Craig Taborn‘s solo piano sets at the Vortex had a sprinkling of magic about them, articulating the essence of what makes great live performance so compelling. With his virtuosic expression came both a rare tension and clarity, and his near foetal posture as he drew closer to the keyboard spoke volumes about his relationship to the piano.

– This was a fitting complement to Matthew Shipp‘s earlier trio performance at the same venue where, in the company of Michael Bisio and Whit Dickey, Shipp subversively reinterpreted the mainstream in a rushing stream of invention.

– When the eleven-man Brötzmann Chicago Tentet settled in for 3 nights at Cafe Oto, its massed firepower constantly shifted gear with synchromesh fluency, such that it became a near-Ellingtonian spectacle where musicians, all of whom qualify as leaders in their own right, were happy to subvert their egos to Peter Brötzmann’s gently directorial impulse in a continual blaze of wonderfully painted sound strokes and washes.

– A few nights earlier Peter Brötzmann and Keiji Haino gave an astounding two and a half hour improvised concert – the perfect balance of two masters – which saw the guitarist head into the viscerally abstract and Brötzmann, on brass and woodwind, echoing, then leading off from Haino’s initial statements, before they duetted with a joint imagination that kept reconstituting itself as the ideas kept on flowing.

Christian Marclay‘s graphic score, ‘Manga Scroll’ was interpreted by improvising singer Phil Minton with breathtaking and electrifying immediacy. Minton makes no concessions to convention as his inspired and illuminating delivery took in all kinds of peripheral and unexpected sound articulations which linked the primeval and the inchoate to the emotional and expressive. Steve Beresford completed the triumvirate, turning a tabletop of gizmos into a giant keyboard, while Marclay nudged the proceedings with abstracted fragments emanating from a bank of Calofone turntables.

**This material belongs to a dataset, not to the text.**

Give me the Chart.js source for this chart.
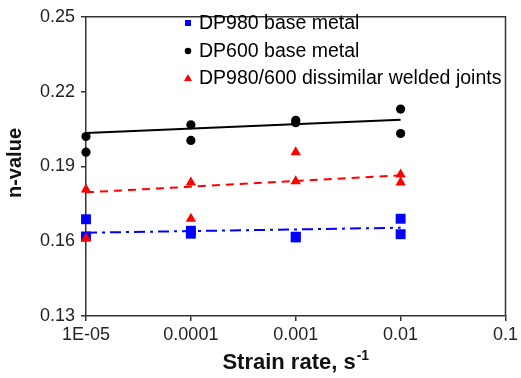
<!DOCTYPE html>
<html>
<head>
<meta charset="utf-8">
<script src="https://cdn.jsdelivr.net/npm/chart.js@4/dist/chart.umd.min.js"></script>
<style>
  html, body { margin: 0; padding: 0; background: #fff; }
  #wrap { width: 521px; height: 378px; position: relative; }
</style>
</head>
<body>
<div id="wrap"><canvas id="c" width="521" height="378"></canvas></div>
<script>
// ---- data ----
const strainRates = [1e-5, 1e-4, 1e-3, 1e-2];
const seriesNames = ['DP980 base metal', 'DP600 base metal', 'DP980/600 dissimilar welded joints'];
const dp980A = [0.1688, 0.1642, 0.1615, 0.1690];
const dp980B = [0.1619, 0.1630, 0.1618, 0.1628];
const dp600A = [0.2020, 0.2067, 0.2085, 0.2130];
const dp600B = [0.1957, 0.2004, 0.2075, 0.2032];
const weldA  = [0.1807, 0.1835, 0.1957, 0.1868];
const weldB  = [0.1612, 0.1690, 0.1840, 0.1835];
const trendRates = [1e-5, 1e-2];
const dp980Trend = [0.1634, 0.1654];
const dp600Trend = [0.2034, 0.2087];
const weldTrend  = [0.1796, 0.1864];
const xTickLabels = ['1E-05', '0.0001', '0.001', '0.01', '0.1'];
const yTickLabels = ['0.13', '0.16', '0.19', '0.22', '0.25'];
const xTitle = 'Strain rate, s';
const xTitleSup = '-1';
const yTitle = 'n-value';

const pts = (xs, a, b) => {
  const out = [];
  xs.forEach((x, i) => { out.push({x: x, y: a[i]}); if (b) out.push({x: x, y: b[i]}); });
  return out;
};

const FONT = '"Liberation Sans", Arial, sans-serif';
const AXIS = '#333333';

const frameAndTitles = {
  id: 'frameAndTitles',
  afterDraw(chart) {
    const ctx = chart.ctx;
    const a = chart.chartArea;
    ctx.save();
    // top and right frame
    ctx.strokeStyle = AXIS;
    ctx.lineWidth = 1.5;
    ctx.beginPath();
    ctx.moveTo(a.left, a.top);
    ctx.lineTo(a.right, a.top);
    ctx.lineTo(a.right, a.bottom);
    ctx.stroke();

    // x title with superscript
    ctx.fillStyle = '#111';
    ctx.textBaseline = 'alphabetic';
    ctx.font = 'bold 22px ' + FONT;
    const w1 = ctx.measureText(xTitle).width;
    ctx.font = 'bold 14px ' + FONT;
    const w2 = ctx.measureText(xTitleSup).width;
    const cx = (a.left + a.right) / 2;
    const startX = cx - (w1 + w2 + 1) / 2;
    ctx.font = 'bold 22px ' + FONT;
    ctx.textAlign = 'left';
    ctx.fillText(xTitle, startX, 369);
    ctx.font = 'bold 14px ' + FONT;
    ctx.fillText(xTitleSup, startX + w1 + 1, 360);

    // y title rotated
    ctx.save();
    ctx.translate(15, 163);
    ctx.rotate(-Math.PI / 2);
    ctx.font = 'bold 20px ' + FONT;
    ctx.textAlign = 'center';
    ctx.textBaseline = 'middle';
    ctx.fillText(yTitle, 0, 0);
    ctx.restore();

    // legend
    const lx = 188, tx = 199, rows = [23, 51, 78];
    ctx.font = '19.5px ' + FONT;
    ctx.textAlign = 'left';
    ctx.textBaseline = 'middle';
    rows.forEach((ry, i) => {
      ctx.fillStyle = ['#0000FF', '#000000', '#FF0000'][i];
      ctx.beginPath();
      if (i === 0) {
        ctx.rect(lx - 3, ry - 3, 6, 6);
      } else if (i === 1) {
        ctx.arc(lx, ry, 3.3, 0, Math.PI * 2);
      } else {
        ctx.moveTo(lx, ry - 4);
        ctx.lineTo(lx + 4, ry + 3);
        ctx.lineTo(lx - 4, ry + 3);
        ctx.closePath();
      }
      ctx.fill();
      ctx.fillStyle = '#000';
      ctx.fillText(seriesNames[i], tx, ry + 1);
    });
    ctx.restore();
  }
};

new Chart(document.getElementById('c'), {
  type: 'scatter',
  data: {
    datasets: [
      { label: seriesNames[2], data: pts(strainRates, weldA, weldB), pointStyle: 'triangle',
        pointRadius: 6, backgroundColor: '#FF0000', borderColor: '#FF0000', borderWidth: 0, clip: false, order: 1 },
      { label: seriesNames[0], data: pts(strainRates, dp980A, dp980B), pointStyle: 'rect',
        pointRadius: 7, backgroundColor: '#0000FF', borderColor: '#0000FF', borderWidth: 0, clip: false, order: 2 },
      { label: seriesNames[1], data: pts(strainRates, dp600A, dp600B), pointStyle: 'circle',
        pointRadius: 4.6, backgroundColor: '#000000', borderColor: '#000000', borderWidth: 0, clip: false, order: 2 },
      { label: 'DP980 trend', data: pts(trendRates, dp980Trend), showLine: true, pointRadius: 0,
        borderColor: '#0000FF', borderWidth: 2, borderDash: [11, 5, 3, 5], clip: false, order: 3 },
      { label: 'DP600 trend', data: pts(trendRates, dp600Trend), showLine: true, pointRadius: 0,
        borderColor: '#000000', borderWidth: 2, clip: false, order: 3 },
      { label: 'Weld trend', data: pts(trendRates, weldTrend), showLine: true, pointRadius: 0,
        borderColor: '#FF0000', borderWidth: 2, borderDash: [8, 6], clip: false, order: 3 }
    ]
  },
  options: {
    responsive: false,
    animation: false,
    events: [],
    layout: { padding: { top: 11, right: 12, left: 0, bottom: 0 } },
    plugins: { legend: { display: false }, tooltip: { enabled: false } },
    scales: {
      x: {
        type: 'logarithmic',
        min: 1e-5, max: 0.1,
        afterBuildTicks(s) { s.ticks = xTickLabels.map(l => ({ value: parseFloat(l) })); },
        afterFit(s) { s.height = 62; },
        ticks: {
          callback: (v, i) => xTickLabels[i],
          font: { family: FONT, size: 18 }, color: '#222', padding: 3,
          maxRotation: 0, autoSkip: false
        },
        grid: { drawOnChartArea: false, drawTicks: true, tickLength: 5, color: AXIS, lineWidth: 1.5 },
        border: { display: true, color: AXIS, width: 1.5 }
      },
      y: {
        type: 'linear',
        min: 0.13, max: 0.25,
        afterBuildTicks(s) { s.ticks = yTickLabels.map(l => ({ value: parseFloat(l) })); },
        afterFit(s) { s.width = 86; },
        ticks: {
          callback: (v, i) => yTickLabels[i],
          font: { family: FONT, size: 18 }, color: '#222', padding: 6
        },
        grid: { drawOnChartArea: false, drawTicks: true, tickLength: 5, color: AXIS, lineWidth: 1.5 },
        border: { display: true, color: AXIS, width: 1.5 }
      }
    }
  },
  plugins: [frameAndTitles]
});
</script>
</body>
</html>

Peter Evans joined Okkyung Lee and Evan Parker for a rivetting evening which mixed highly attuned ensemble and duet sequences with inward-facing solo extemporisations. Evans employed the principle of the trumpet’s mute with vision and temporarily dismantled his instrument to give voice to a purely breath-driven passages while Lee sensuously elicited timbres, tones and percussive notes from her cello and Parker skated to fill in with sparkling soprano trills and a full tenor roar.

– The year wouldn’t be complete without mention of a wild card – the massive achievement by highly accomplished saxophonist, Andre Vida, who gave 403 half-hour performances – nine a day – as the improvising performer in Anri Sala’s film and sound installation at the Serpentine Gallery. I saw the first, the penultimate and one other of the improvisations which Vida made against Sala’s film and the soundtrack of Jemeel Moondoc, filmed whilst playing alto sax suspended from a bleak tower block in Berlin. Vida’s stamina and mental resolve were unflinching, his technical depth and range were impressive, making each session a uniquely enriching experience for the gallery’s visitors.

There were other memorable performances – Lean Left, Aaron Goldberg Trio, Eugene Chadbourne, The Thirteenth Assembly, Mainly Other People Do the Killing, Archie Shepp and Joachim Kühn, Wadada Leo Smith,Henry Grimes, Keith Rowe, to name but a few – all of whom deserve more than a mention.

A huge thanks to the musicians, the promoters and the venues for bringing this to London’s table. Good wishes, in any key, for the year ahead!